No no not that the clicking goes away when I pull the EFI Fuse and I can still turn it over with out any clicking it almost sounds like a relay, it clicks with just the key on (no cranking) it did not do that before. Its like this I climb in the car turn the key into the on position the clicking starts, I get out of the car and put my hand behind the intake hose at the bottom where a plug is at you can feel it clicking I can crank it with or with out the EFI fuse in place. It clicks when I have the EFI Fuse installed. That part did not do that clicking before this It started that the first time I tried to start it after I put the Timing belt back on.
Check the compression, if it has no or low compression then you dont need to worry about anything else.
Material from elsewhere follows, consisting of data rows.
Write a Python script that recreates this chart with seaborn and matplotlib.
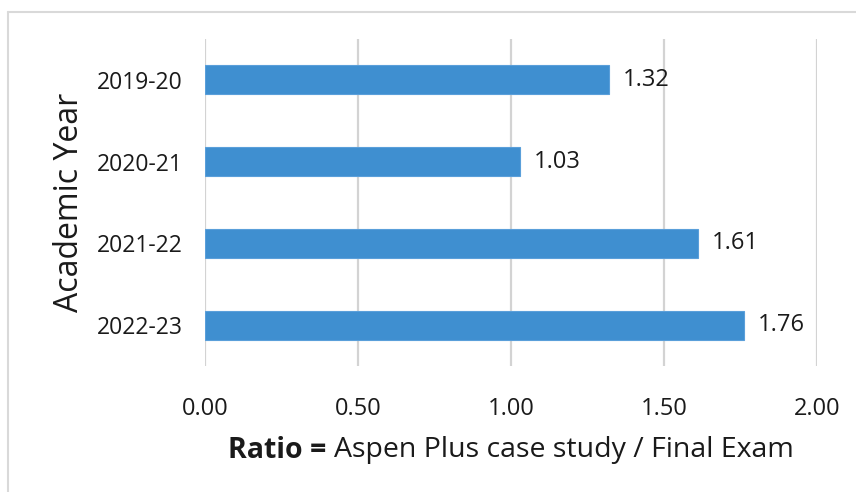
import matplotlib
matplotlib.use("Agg")
import matplotlib.pyplot as plt
import seaborn as sns
import pandas as pd
from matplotlib.lines import Line2D
from matplotlib.offsetbox import TextArea, HPacker, AnchoredOffsetbox

years = ["2019-20", "2020-21", "2021-22", "2022-23"]
ratios = [1.32, 1.03, 1.61, 1.76]
xticks = [0.0, 0.5, 1.0, 1.5, 2.0]
xtick_labels = ["0.00", "0.50", "1.00", "1.50", "2.00"]

df = pd.DataFrame({"year": years, "ratio": ratios})

sns.set_theme(style="white")
plt.rcParams["font.family"] = ["Open Sans", "DejaVu Sans"]
FAM = ["Open Sans", "DejaVu Sans"]
TXT = "#1a1a1a"

fig = plt.figure(figsize=(8.56, 4.92), dpi=100)
ax = fig.add_axes([205/856, 1-366/492, (817-205)/856, (366-39)/492])

sns.barplot(data=df, x="ratio", y="year", orient="h", color="#3F8FD0",
            saturation=1, width=0.355, ax=ax, edgecolor="#5A9FDA", linewidth=0.8)

ax.set_xlim(0, 2.0)
ax.set_ylim(3.5, -0.5)
ax.set_xticks(xticks)
ax.set_xticklabels(xtick_labels, fontsize=17, color=TXT)
ax.tick_params(axis="y", labelsize=16.5, labelcolor=TXT, length=0, pad=16)
ax.tick_params(axis="x", length=0, pad=22)
ax.xaxis.grid(True, color="#d3d3d3", linewidth=1.6)
ax.set_axisbelow(True)
for s in ax.spines.values():
    s.set_visible(False)

for i, v in enumerate(ratios):
    ax.text(v + 0.045, i, f"{v:.2f}", va="center", ha="left", fontsize=17, color=TXT)

ax.set_ylabel("Academic Year", fontsize=23, color=TXT, labelpad=8)
ax.set_xlabel("")

# xlabel with bold part
t1 = TextArea("Ratio = ", textprops=dict(fontsize=20.5, fontweight="bold", color=TXT, family=FAM))
t2 = TextArea("Aspen Plus case study / Final Exam", textprops=dict(fontsize=20.5, color=TXT, family=FAM))
box = HPacker(children=[t1, t2], align="baseline", pad=0, sep=0)
anch = AnchoredOffsetbox(loc="center", child=box, frameon=False,
                         bbox_to_anchor=(511/856, 1-450/492), bbox_transform=fig.transFigure,
                         pad=0, borderpad=0)
fig.add_artist(anch)

fig.add_artist(Line2D([8/856, 1], [1-12/492, 1-12/492], transform=fig.transFigure, color="#d9d9d9", linewidth=1.5))
fig.add_artist(Line2D([8/856, 8/856], [0, 1-12/492], transform=fig.transFigure, color="#d9d9d9", linewidth=1.5))

fig.savefig("out.png", dpi=100, facecolor="white")
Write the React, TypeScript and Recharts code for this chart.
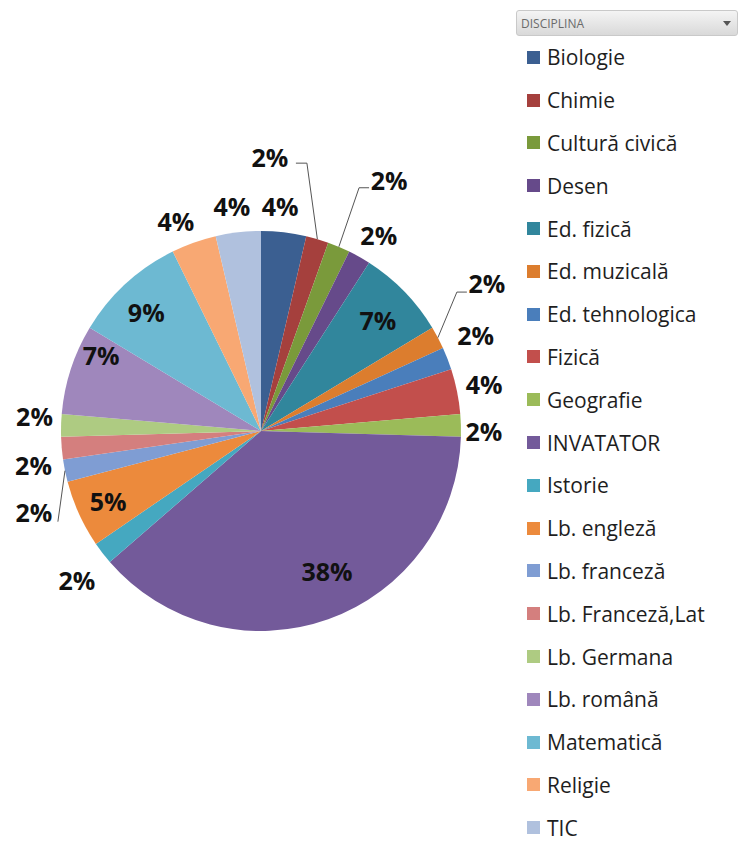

That is enough!! If you are not equipped to do the testing, find someone that can.
Again good luck, hope it works out for you.
I agree with Push Rod, the head, valves, pistons and sometimes the wall of the cylinders, camshafts are damaged beyond re-use when the timing belt breaks. If you pull the valve cover off you may see damage. When you get the cover off, rotate your motor over by the crankshaft pulley so you can inspect the valve train. I'm sure you will see what's wrong. When you pull the fuse to the EFI, (Electronic Fuel Injection),the engine will not fire and make the noise you're hearing, good luck! Kool Tool.
The problem with the clicking is it never did it before. And The engine turns over with or with out the fuse. So why is it clicking? did it short out? I understand that the engine valves and pistons may be damaged I get that I just want to know if the throttle body Solenoid valve assembly is bad, if so I need to order it with the engine rebuild kit I have to order. Thank you guys for your time I have learned more in the past few hours than anyone here has been able to tell me.
Hey Tim, right now the solenoid click shouldn't be an issue for you. But before you order parts, the engine has to be dis-assembled to know exactly what parts will be required. Another less expensive option for you, is to look for a used low mileage motor. Check this site for an r us...they're in Tenn., another source is You pull and pay. Both theses sites have on line availability and prices. From experience you're probably not going to be able to repair your engine. Good Luck, kool tool.